■ Short exercise ■
Provide the number of lines containing the word "matplotlib", and nothing else.

(Source code of charts)

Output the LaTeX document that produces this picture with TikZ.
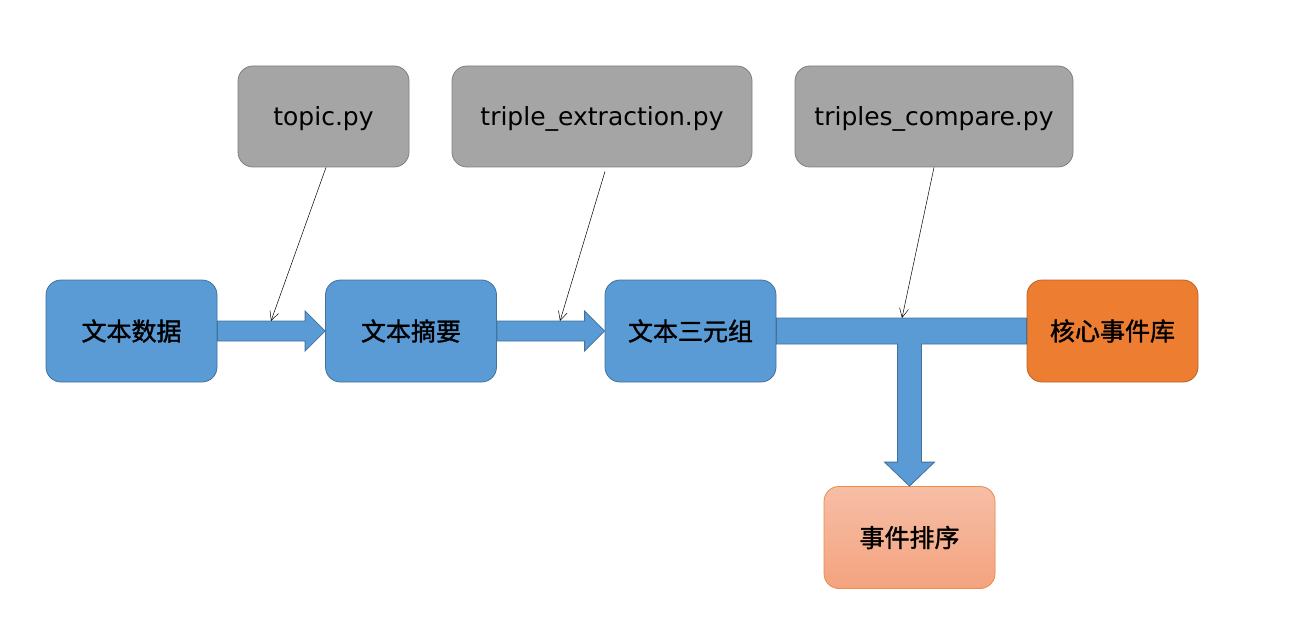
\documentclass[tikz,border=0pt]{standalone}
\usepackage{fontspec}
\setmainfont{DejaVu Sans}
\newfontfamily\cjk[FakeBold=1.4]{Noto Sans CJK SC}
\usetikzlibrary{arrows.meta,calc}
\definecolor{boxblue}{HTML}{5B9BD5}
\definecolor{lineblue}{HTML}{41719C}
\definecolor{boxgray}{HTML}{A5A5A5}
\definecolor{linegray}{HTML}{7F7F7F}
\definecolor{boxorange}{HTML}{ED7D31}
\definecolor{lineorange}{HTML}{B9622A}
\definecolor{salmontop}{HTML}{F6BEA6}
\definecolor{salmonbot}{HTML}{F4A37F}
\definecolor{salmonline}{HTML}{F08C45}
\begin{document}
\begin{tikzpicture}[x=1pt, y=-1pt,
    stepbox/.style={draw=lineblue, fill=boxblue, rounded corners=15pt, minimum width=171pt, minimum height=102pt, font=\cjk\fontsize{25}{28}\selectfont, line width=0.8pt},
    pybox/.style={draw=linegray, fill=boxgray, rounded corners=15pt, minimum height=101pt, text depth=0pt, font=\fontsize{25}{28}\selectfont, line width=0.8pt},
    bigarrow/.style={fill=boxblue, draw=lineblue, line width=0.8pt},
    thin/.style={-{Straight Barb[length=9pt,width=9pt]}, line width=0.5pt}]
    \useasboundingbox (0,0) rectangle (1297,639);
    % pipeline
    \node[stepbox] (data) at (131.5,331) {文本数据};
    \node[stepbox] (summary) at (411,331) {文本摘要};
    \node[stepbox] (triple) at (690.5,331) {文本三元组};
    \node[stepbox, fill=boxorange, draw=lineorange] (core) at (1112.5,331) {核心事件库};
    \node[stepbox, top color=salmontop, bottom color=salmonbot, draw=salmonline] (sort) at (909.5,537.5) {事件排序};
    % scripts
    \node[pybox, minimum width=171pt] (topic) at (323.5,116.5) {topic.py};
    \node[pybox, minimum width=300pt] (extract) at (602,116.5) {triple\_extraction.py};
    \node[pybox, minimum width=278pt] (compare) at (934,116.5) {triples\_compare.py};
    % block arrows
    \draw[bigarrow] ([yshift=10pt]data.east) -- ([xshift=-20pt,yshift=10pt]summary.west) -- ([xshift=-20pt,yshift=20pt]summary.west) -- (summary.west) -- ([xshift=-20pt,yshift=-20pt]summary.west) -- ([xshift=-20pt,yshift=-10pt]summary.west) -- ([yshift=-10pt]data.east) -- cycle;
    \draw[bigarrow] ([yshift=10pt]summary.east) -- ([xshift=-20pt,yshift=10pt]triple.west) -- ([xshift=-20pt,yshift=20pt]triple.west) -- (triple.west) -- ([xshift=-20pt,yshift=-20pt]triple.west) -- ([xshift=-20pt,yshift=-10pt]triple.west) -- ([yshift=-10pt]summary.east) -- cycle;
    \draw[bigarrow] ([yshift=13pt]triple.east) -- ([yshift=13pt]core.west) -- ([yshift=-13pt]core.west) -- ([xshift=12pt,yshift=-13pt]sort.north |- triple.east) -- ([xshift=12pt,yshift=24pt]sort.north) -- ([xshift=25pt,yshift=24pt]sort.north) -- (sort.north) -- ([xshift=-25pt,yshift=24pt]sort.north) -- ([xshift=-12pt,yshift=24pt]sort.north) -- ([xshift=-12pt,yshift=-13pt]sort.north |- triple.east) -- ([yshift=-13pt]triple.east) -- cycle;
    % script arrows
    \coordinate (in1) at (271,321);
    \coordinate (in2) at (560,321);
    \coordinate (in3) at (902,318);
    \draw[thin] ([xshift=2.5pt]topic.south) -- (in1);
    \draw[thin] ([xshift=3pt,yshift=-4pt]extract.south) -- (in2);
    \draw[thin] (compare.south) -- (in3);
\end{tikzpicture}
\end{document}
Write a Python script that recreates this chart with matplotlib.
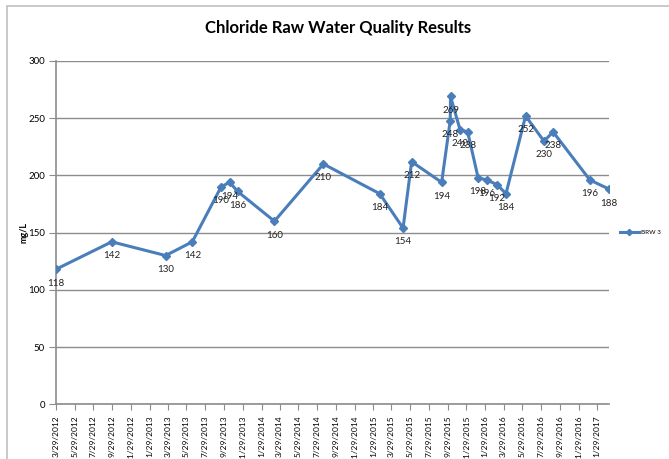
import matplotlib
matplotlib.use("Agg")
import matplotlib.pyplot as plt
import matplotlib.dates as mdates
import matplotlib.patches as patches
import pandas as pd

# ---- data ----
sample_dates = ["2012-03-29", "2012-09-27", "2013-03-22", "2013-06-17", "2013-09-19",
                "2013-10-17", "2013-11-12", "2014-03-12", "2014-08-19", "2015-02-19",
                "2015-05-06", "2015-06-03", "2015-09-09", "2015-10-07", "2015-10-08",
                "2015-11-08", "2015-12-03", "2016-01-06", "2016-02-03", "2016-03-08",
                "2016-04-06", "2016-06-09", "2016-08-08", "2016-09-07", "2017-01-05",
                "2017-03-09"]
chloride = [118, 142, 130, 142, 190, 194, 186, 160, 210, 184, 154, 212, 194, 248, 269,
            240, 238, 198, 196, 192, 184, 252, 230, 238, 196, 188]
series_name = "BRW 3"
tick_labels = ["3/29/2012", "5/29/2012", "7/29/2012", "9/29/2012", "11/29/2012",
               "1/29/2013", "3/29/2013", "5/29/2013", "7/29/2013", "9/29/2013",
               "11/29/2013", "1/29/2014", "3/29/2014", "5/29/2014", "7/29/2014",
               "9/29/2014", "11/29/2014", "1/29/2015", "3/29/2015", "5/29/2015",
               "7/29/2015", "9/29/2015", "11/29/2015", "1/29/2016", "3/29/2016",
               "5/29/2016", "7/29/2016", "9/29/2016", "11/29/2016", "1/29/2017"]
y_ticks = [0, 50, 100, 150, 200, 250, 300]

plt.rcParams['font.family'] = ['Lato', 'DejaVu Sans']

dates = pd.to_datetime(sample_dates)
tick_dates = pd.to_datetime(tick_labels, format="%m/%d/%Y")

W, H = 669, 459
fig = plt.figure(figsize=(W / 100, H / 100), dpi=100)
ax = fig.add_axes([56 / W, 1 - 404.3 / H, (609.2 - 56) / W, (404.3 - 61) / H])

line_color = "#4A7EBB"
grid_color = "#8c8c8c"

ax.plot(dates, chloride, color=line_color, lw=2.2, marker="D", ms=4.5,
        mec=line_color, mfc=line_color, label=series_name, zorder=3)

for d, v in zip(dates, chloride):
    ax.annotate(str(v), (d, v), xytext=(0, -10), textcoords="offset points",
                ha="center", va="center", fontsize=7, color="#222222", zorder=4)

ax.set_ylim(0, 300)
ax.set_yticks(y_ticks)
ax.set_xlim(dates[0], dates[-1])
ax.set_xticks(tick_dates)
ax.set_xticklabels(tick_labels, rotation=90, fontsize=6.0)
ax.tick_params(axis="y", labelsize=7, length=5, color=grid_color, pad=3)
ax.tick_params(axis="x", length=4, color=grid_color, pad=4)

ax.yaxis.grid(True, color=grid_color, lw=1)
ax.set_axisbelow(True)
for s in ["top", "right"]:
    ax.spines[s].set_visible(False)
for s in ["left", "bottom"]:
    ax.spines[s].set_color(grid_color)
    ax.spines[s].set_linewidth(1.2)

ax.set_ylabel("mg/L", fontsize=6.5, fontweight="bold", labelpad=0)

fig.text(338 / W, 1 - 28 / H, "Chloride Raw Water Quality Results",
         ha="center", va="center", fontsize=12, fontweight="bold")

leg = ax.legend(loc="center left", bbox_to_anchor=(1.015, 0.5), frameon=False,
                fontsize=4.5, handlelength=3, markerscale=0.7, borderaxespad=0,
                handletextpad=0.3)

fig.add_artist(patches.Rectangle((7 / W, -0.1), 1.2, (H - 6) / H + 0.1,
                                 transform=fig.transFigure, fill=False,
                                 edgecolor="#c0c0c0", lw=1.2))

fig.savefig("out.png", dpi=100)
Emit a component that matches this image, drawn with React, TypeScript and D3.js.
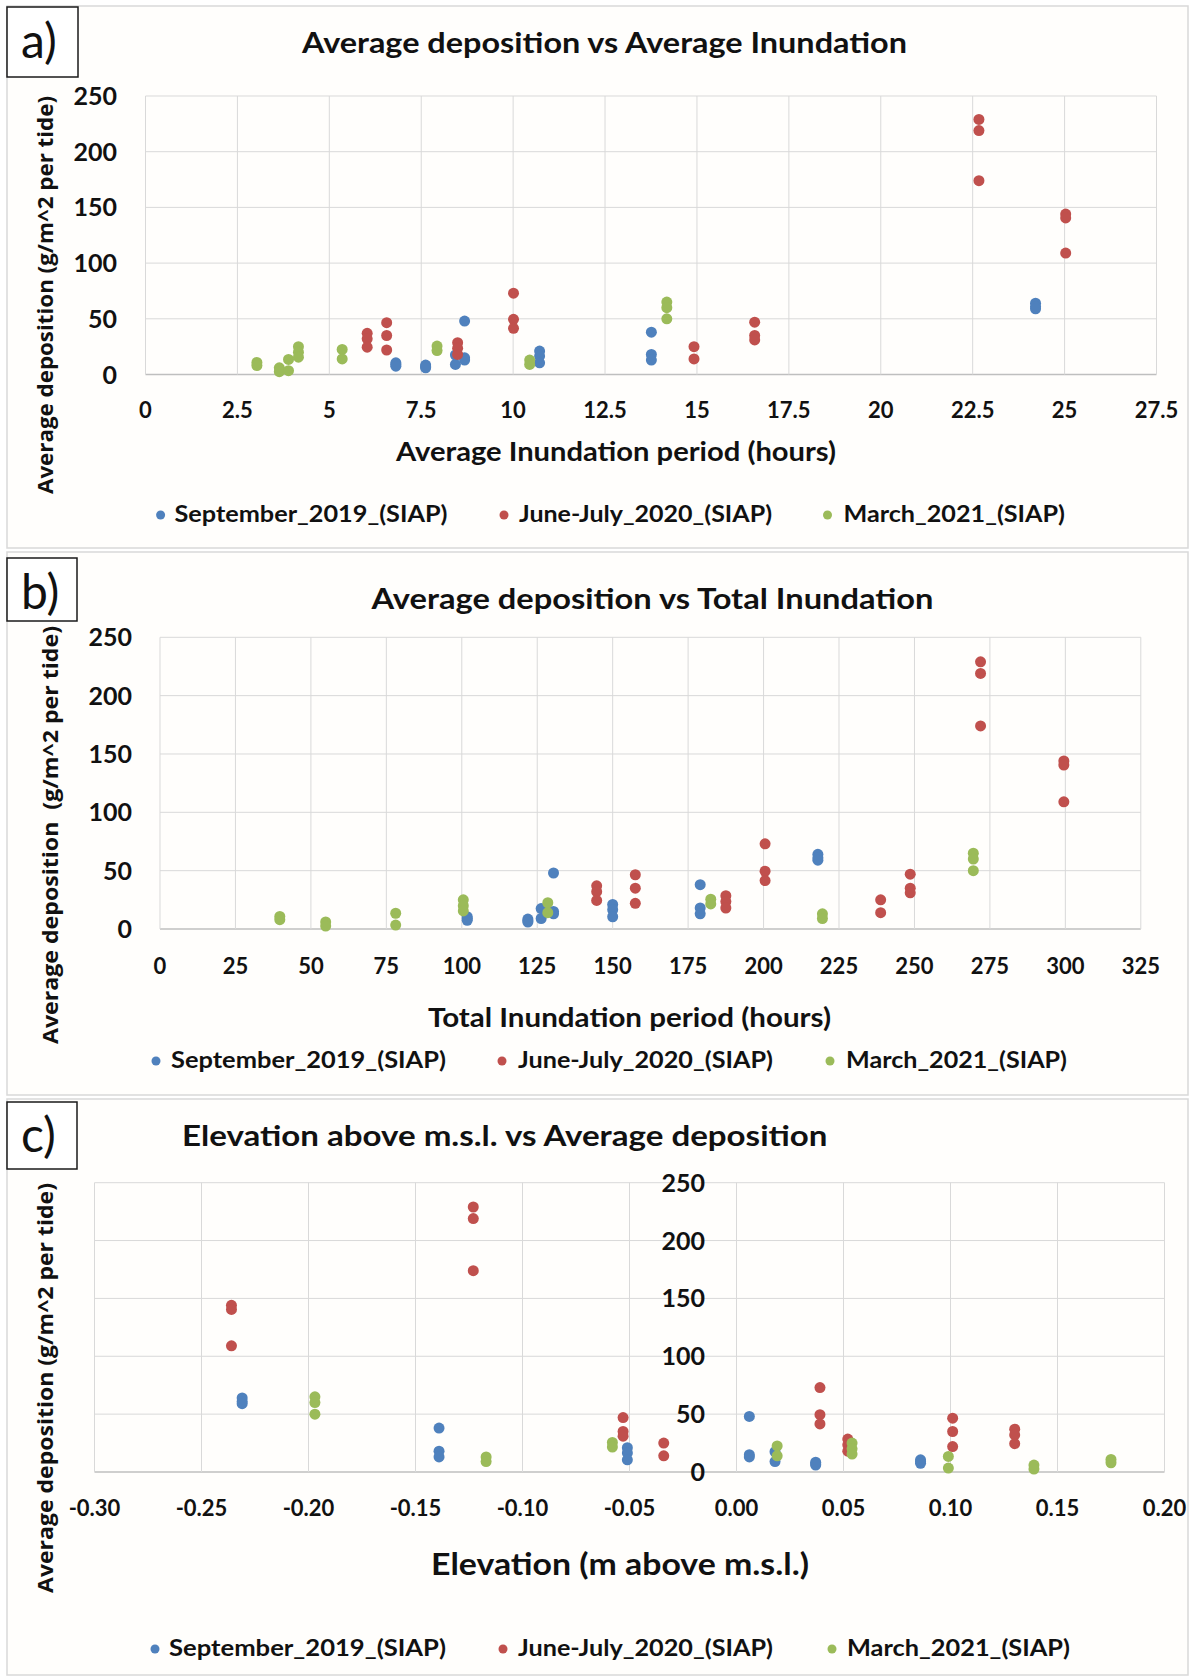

■ Answer in full ■
6